Jo Jung-kyu, the Korean entrepreneur known to entertainment viewers as a behind-the-scenes marketing figure connected to a BTS comeback drone show, is set to reveal the unlikely route that took him from street-level sales jobs to a business portfolio with reported annual revenue of up to 100 billion won. His story will be featured on EBS's Seo Jang-hoon's Neighborhood Millionaire, where the program frames him as a serial founder whose career was built less on a single lucky break than on a habit of spotting overlooked demand.
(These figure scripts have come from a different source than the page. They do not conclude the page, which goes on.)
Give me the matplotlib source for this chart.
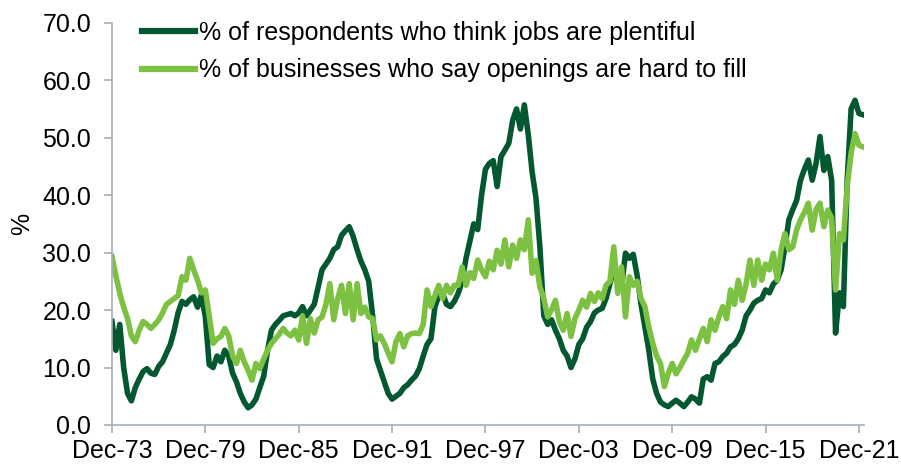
import numpy as np
import pandas as pd
import matplotlib
matplotlib.use("Agg")
import matplotlib.pyplot as plt
import matplotlib.dates as mdates

plt.rcParams['font.family'] = ['Liberation Sans', 'DejaVu Sans']

# quarterly readings, Dec-73 .. Mar-22
dates = pd.date_range('1973-12-01', periods=194, freq='3MS')

jobs_plentiful = [
    18.0,
    13.0, 17.5, 10.0, 5.5,
    4.2, 6.5, 8.0, 9.3,
    9.8, 9.0, 8.8, 10.2,
    11.0, 12.5, 14.0, 16.5,
    19.5, 21.5, 21.0, 21.8,
    22.3, 20.5, 22.6, 18.8,
    10.5, 10.0, 12.0, 11.0,
    13.0, 12.0, 9.0, 7.5,
    5.5, 4.0, 3.0, 3.5,
    4.5, 6.5, 8.5, 13.0,
    16.5, 17.5, 18.2, 19.0,
    19.2, 19.4, 19.0, 19.5,
    20.6, 19.0, 20.0, 21.0,
    24.0, 27.0, 28.0, 29.0,
    30.5, 31.0, 33.0, 33.8,
    34.5, 32.8, 30.5, 28.5,
    27.0, 25.0, 19.0, 11.5,
    9.5, 7.5, 5.5, 4.5,
    5.0, 5.5, 6.5, 7.0,
    7.8, 8.5, 9.8, 12.0,
    14.0, 15.0, 20.5, 22.5,
    22.9, 21.0, 20.6, 21.5,
    22.9, 25.0, 29.0, 32.0,
    35.0, 34.0, 40.0, 44.5,
    45.5, 46.0, 41.5, 46.7,
    47.8, 49.0, 53.0, 55.0,
    51.5, 55.7, 50.5, 44.0,
    39.5, 31.0, 19.0, 17.5,
    18.3, 16.5, 15.0, 13.0,
    12.0, 10.0, 11.5, 14.0,
    15.0, 17.0, 18.0, 19.5,
    20.0, 20.3, 22.0, 24.6,
    27.0, 26.0, 24.0, 29.9,
    29.0, 29.7, 26.0, 21.0,
    17.0, 13.0, 8.0, 5.5,
    4.0, 3.5, 3.2, 3.8,
    4.3, 3.8, 3.2, 4.0,
    4.9, 4.5, 3.8, 8.0,
    8.4, 7.8, 10.7, 11.0,
    11.9, 12.5, 13.6, 14.0,
    15.0, 16.5, 19.0, 20.0,
    21.2, 21.7, 22.0, 23.5,
    23.0, 24.5, 25.2, 27.0,
    31.0, 35.7, 37.5, 39.1,
    42.6, 44.5, 46.1, 42.6,
    45.5, 50.2, 44.3, 46.7,
    42.6, 16.0, 23.0, 20.6,
    42.6, 55.0, 56.5, 54.2,
    54.0,
]

hard_to_fill = [
    29.3,
    26.0, 22.9, 20.5, 18.5,
    15.5, 14.5, 16.5, 18.0,
    17.5, 16.8, 17.5, 18.3,
    19.5, 21.0, 21.5, 22.0,
    22.5, 25.8, 25.2, 29.0,
    27.0, 25.2, 23.0, 23.5,
    19.0, 14.2, 15.0, 15.4,
    16.8, 15.5, 12.0, 10.7,
    13.0, 11.0, 9.5, 7.8,
    10.7, 9.8, 11.5, 13.0,
    14.2, 15.0, 15.8, 16.8,
    16.0, 15.5, 16.5, 14.8,
    19.0, 14.2, 18.5, 16.0,
    18.3, 18.8, 21.0, 24.6,
    18.3, 22.0, 24.3, 19.4,
    24.6, 18.3, 24.6, 19.4,
    20.5, 18.8, 18.5, 14.8,
    15.5, 14.2, 12.5, 11.0,
    14.5, 15.9, 13.6, 15.5,
    15.9, 16.0, 15.9, 17.5,
    23.5, 20.6, 22.5, 24.3,
    22.0, 24.3, 23.0, 24.3,
    24.3, 27.5, 24.3, 26.5,
    25.5, 28.7, 27.0, 25.8,
    28.5, 27.0, 30.4, 28.0,
    32.2, 27.5, 31.3, 29.0,
    32.2, 30.5, 35.7, 26.4,
    28.6, 24.0, 22.0, 18.8,
    20.0, 21.7, 18.0, 16.5,
    19.4, 15.4, 18.5, 20.0,
    21.7, 20.5, 22.9, 21.5,
    23.0, 22.0, 24.3, 25.0,
    31.0, 22.9, 27.5, 18.8,
    25.8, 24.3, 25.0, 22.0,
    20.6, 17.0, 14.2, 12.0,
    10.7, 6.7, 9.0, 10.7,
    8.9, 10.0, 11.3, 12.5,
    14.8, 13.0, 15.0, 16.8,
    14.5, 18.3, 16.5, 18.8,
    20.6, 18.5, 23.5, 21.0,
    25.2, 21.7, 24.5, 28.7,
    24.3, 28.7, 25.2, 28.0,
    27.0, 29.9, 25.2, 30.5,
    33.3, 30.5, 31.0, 34.0,
    35.7, 37.0, 38.6, 33.9,
    37.5, 38.6, 34.5, 37.4,
    36.0, 23.5, 33.3, 32.2,
    41.5, 47.3, 50.7, 48.7,
    48.4,
]

labels = ['% of respondents who think jobs are plentiful',
          '% of businesses who say openings are hard to fill']
tick_years = [1973, 1979, 1985, 1991, 1997, 2003, 2009, 2015, 2021]

fig = plt.figure(figsize=(9.01, 4.66), dpi=100)
ax = fig.add_axes([0.1243, 0.088, 0.959 - 0.1243, 0.9513 - 0.088])

ax.plot(dates, jobs_plentiful, color='#03582F', lw=4.0, label=labels[0],
        solid_joinstyle='round')
ax.plot(dates, hard_to_fill, color='#7CC142', lw=4.0, label=labels[1],
        solid_joinstyle='round')

ax.set_ylim(0, 70)
ax.set_yticks(np.arange(0, 71, 10))
ax.yaxis.set_major_formatter(matplotlib.ticker.FormatStrFormatter('%.1f'))
ax.set_xlim(pd.Timestamp('1973-12-01'), pd.Timestamp('2022-04-01'))
ax.set_xticks([pd.Timestamp(f'{y}-12-01') for y in tick_years])
ax.xaxis.set_major_formatter(mdates.DateFormatter('%b-%y'))
ax.set_ylabel('%', fontsize=18, labelpad=6)

for s in ['top', 'right']:
    ax.spines[s].set_visible(False)
for s in ['left', 'bottom']:
    ax.spines[s].set_color('#A6AEB6')
    ax.spines[s].set_linewidth(1.2)
ax.tick_params(axis='both', colors='#A6AEB6', length=6, width=1.2,
               labelsize=18, labelcolor='black')
ax.tick_params(axis='x', pad=4)
ax.tick_params(axis='y', pad=9)

leg = ax.legend(loc='upper left', bbox_to_anchor=(0.027, 1.03), frameon=False,
                fontsize=18, handlelength=2.1, handletextpad=0.15,
                labelspacing=0.55, borderaxespad=0)
for line in leg.get_lines():
    line.set_linewidth(4.5)

fig.savefig('out.png', dpi=100)
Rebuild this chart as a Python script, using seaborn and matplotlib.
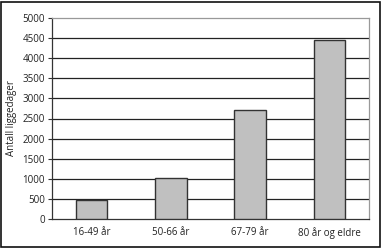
import matplotlib
matplotlib.use("Agg")
import matplotlib.pyplot as plt
import seaborn as sns
import pandas as pd
from matplotlib.patches import Rectangle

categories = ["16-49 år", "50-66 år", "67-79 år", "80 år og eldre"]
values = [470, 1020, 2715, 4460]
yticks = [0, 500, 1000, 1500, 2000, 2500, 3000, 3500, 4000, 4500, 5000]

sns.set_theme(style="white")
plt.rcParams['font.family'] = ['Open Sans', 'DejaVu Sans']

df = pd.DataFrame({"cat": categories, "val": values})
fig = plt.figure(figsize=(3.82, 2.48), dpi=100)
ax = fig.add_axes([52/382, (248-219)/248, (369-52)/382, (219-18)/248])
sns.barplot(data=df, x="cat", y="val", color="#c0c0c0", edgecolor="#333333",
            linewidth=1.0, width=0.4, saturation=1, ax=ax, zorder=3)
ax.set_ylim(0, 5000)
ax.set_xlim(-0.5, 3.5)
ax.set_yticks(yticks)
ax.set_yticklabels([str(t) for t in yticks], fontsize=7, color="#222222")
ax.set_xticks([0, 1, 2, 3])
ax.set_xticklabels(categories, fontsize=7, color="#222222")
ax.set_xticks([-0.5, 0.5, 1.5, 2.5, 3.5], minor=True)
ax.tick_params(axis='x', which='major', length=0, pad=6)
ax.tick_params(axis='x', which='minor', length=3, color="#333333", width=0.8, direction='out')
ax.tick_params(axis='y', length=3, color="#333333", width=0.8, direction='out', pad=2, left=True)
for t in yticks[1:-1]:
    ax.axhline(t, color="#222222", linewidth=0.9, zorder=1)
ax.set_xlabel("")
ax.set_ylabel("Antall liggedager", fontsize=7, color="#222222", labelpad=4)
for s in ["top", "right"]:
    ax.spines[s].set_color("#999999")
    ax.spines[s].set_linewidth(0.9)
for s in ["left", "bottom"]:
    ax.spines[s].set_color("#333333")
    ax.spines[s].set_linewidth(0.9)
fig.patches.append(Rectangle((1/382, 1/248), 379/382, 245/248, transform=fig.transFigure,
                             fill=False, edgecolor="#111111", linewidth=1.2))
fig.savefig("out.png", dpi=100)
The episode, scheduled to air on July 1 at 9:55 p.m. KST, follows Jo as a businessman running seven operations at once, including restaurants, events, marketing, design, rental services, and a konjac factory. For K-pop fans, the most recognizable line on his resume is his work on a BTS comeback drone show, a large-scale promotional event that helped turn a music release into a public spectacle. For general viewers, however, the bigger hook is the scale of his climb: from small odd jobs as a teenager to a career that now spans major events, product sales, and branded experiences.

A BTS Drone Show Is Only One Chapter

Jo is being introduced on the EBS program as a "marketing genius" with a hand in high-profile projects, including a BTS comeback drone show and other major event campaigns. The BTS connection matters because drone shows have become one of the more visual ways K-pop companies and promotional partners convert fandom energy into public attention. When hundreds of lights form logos, messages, or album-related imagery in the sky, the event becomes shareable far beyond the original site, traveling through fan videos, news clips, and social media timelines.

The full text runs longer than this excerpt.